Toplumun kadın sorunları ve hakları konusunda farkındalığını artırmaya çalışmak, hâkim kültürü değiştirmeye çalışmak elbette ki en zoru. Çünkü mesele zihniyette yatıyor onu değiştirmek çok zaman ve çaba gerektiriyor. Ayrıca doğrudan hedef grupla buluşarak, savunuculuk kampanyalarıyla ve sosyal medya platformları aracılığıyla kız çocuklarına ve kadınlara yönelik ihlallere karşı farkındalığı artırmaya çalışıyoruz. Örneğin, kadına uygulanan şiddeti pekiştiren ve sürekli kullanılarak kuşaktan kuşağa aktarılan ‘atasözlerine’ karşı geçtiğimiz günlerde bir kampanya başlattık. Böylesi çalışmaların önemli olduğunu gördük.

*Toplumsal kalıplar İskenderiye’de yaygın bir şekilde görülüyor mu?

Kadınları ve erkekleri toplumsal kalıplara ve rollere yerleştirmek ülke geneline yayılan bir konu. Bu kalıplar İskenderiye’de de yaşanıyor. Toplumdaki kalıplaşmış roller, anne ve baba tarafından çocuklara aktarılıyor. Kız çocuğuna ev işleri öğretilirken, erkek çocukları sokağa gönderiliyor.

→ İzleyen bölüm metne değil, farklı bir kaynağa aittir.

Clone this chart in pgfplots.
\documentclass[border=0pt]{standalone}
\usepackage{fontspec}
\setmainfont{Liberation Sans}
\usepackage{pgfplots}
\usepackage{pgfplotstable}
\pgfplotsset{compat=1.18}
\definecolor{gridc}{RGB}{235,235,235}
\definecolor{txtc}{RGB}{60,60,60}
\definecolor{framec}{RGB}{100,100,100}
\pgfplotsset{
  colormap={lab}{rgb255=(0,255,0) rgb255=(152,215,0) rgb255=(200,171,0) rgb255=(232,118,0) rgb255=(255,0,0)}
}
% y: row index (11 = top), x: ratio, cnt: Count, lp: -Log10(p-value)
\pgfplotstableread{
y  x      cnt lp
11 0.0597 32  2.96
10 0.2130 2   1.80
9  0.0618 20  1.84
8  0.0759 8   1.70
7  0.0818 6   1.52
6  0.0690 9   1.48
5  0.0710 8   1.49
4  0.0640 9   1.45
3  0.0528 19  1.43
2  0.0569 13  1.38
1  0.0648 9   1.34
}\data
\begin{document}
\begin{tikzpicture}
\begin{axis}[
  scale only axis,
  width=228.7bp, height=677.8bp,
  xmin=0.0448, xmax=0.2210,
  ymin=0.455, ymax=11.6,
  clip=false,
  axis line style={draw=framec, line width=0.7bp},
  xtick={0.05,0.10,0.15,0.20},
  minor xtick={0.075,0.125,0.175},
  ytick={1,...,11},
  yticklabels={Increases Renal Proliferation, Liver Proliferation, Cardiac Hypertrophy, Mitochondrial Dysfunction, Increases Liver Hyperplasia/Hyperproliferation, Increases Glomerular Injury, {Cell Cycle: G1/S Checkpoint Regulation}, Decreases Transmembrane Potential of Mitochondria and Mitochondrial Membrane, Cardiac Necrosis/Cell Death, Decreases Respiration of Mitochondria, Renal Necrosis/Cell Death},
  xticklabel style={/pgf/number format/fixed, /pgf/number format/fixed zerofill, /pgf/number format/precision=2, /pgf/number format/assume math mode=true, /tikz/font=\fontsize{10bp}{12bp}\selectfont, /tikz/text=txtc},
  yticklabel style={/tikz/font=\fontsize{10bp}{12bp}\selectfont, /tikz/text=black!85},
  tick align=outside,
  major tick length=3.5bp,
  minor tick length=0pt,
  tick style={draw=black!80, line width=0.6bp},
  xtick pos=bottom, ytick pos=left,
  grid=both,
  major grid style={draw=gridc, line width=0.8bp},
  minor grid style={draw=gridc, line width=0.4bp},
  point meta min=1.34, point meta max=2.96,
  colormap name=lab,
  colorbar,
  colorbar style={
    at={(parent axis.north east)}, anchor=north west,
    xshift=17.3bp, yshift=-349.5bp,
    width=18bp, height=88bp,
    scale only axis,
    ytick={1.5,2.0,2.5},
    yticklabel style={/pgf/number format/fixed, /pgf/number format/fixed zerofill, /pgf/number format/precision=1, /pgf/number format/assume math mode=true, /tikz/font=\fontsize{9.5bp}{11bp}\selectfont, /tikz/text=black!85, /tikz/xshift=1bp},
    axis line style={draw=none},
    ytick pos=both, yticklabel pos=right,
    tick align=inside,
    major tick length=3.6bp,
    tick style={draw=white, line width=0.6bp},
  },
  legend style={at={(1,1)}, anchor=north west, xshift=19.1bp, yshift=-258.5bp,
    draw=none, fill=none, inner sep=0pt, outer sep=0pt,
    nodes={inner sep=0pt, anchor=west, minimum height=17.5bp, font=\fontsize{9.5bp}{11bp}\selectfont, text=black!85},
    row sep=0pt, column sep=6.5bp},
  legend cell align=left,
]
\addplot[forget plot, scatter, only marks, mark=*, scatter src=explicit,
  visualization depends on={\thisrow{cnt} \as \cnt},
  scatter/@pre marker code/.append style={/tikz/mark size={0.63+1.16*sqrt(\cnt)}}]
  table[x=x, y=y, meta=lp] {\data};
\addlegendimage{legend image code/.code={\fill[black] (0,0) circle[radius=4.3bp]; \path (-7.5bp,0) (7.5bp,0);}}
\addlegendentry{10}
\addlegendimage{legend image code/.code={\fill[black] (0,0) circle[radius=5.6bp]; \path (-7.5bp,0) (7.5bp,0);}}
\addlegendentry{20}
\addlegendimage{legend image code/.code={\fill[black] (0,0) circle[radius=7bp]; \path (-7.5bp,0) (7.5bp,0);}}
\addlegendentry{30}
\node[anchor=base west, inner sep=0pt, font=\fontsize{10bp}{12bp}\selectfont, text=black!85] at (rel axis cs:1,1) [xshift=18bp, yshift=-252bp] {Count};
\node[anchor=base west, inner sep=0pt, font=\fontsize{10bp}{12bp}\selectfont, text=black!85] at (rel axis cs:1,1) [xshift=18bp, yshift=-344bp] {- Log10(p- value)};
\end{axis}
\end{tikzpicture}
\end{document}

Toplum erkek çocuklarında öyle bir algı yaratıyor ki, örneğin erkek çocuklar duygularını anlatamaz hale getiriliyor. Bir erkek çocuk ağladığında ‘erkekler ağlamaz’ deniyor. Kız çocukları ise daha kırılgan ve zayıf yetiştiriliyor. Bu görüş aslında çarpık bir toplum yaratıyor.

*Kadın sorunlarının çözümüne yönelik yaptığınız çalışmalara ilişkin geri bildirimler alıyor musunuz?

Bu konuda hitap ettiğimiz kesime göre farklılık var. Feminizmin erkekleri dışlamayı amaçladığı yönünde yanlış bir düşünce var. Kadınların büyük haklara sahip olduğu söylenerek yaptığımız çalışmaların ‘saçma’ olduğunu düşünenler de var. İnisiyatifin çalışmalarını destekleyenler de var. Maruz kaldıkları ihlalleri gören kadınlar, insan haklarına inandıklarını ve erkeklerle eşit konumda olmak için radikal değişime ihtiyaç olduğuna inanıyor. Genç olmamıza rağmen gerek hukuki destek gerekse psikolojik destek gibi hizmetlerle birçok kadının haklarını elde etmesini sağlayan birçok başarılı çalışmamız var.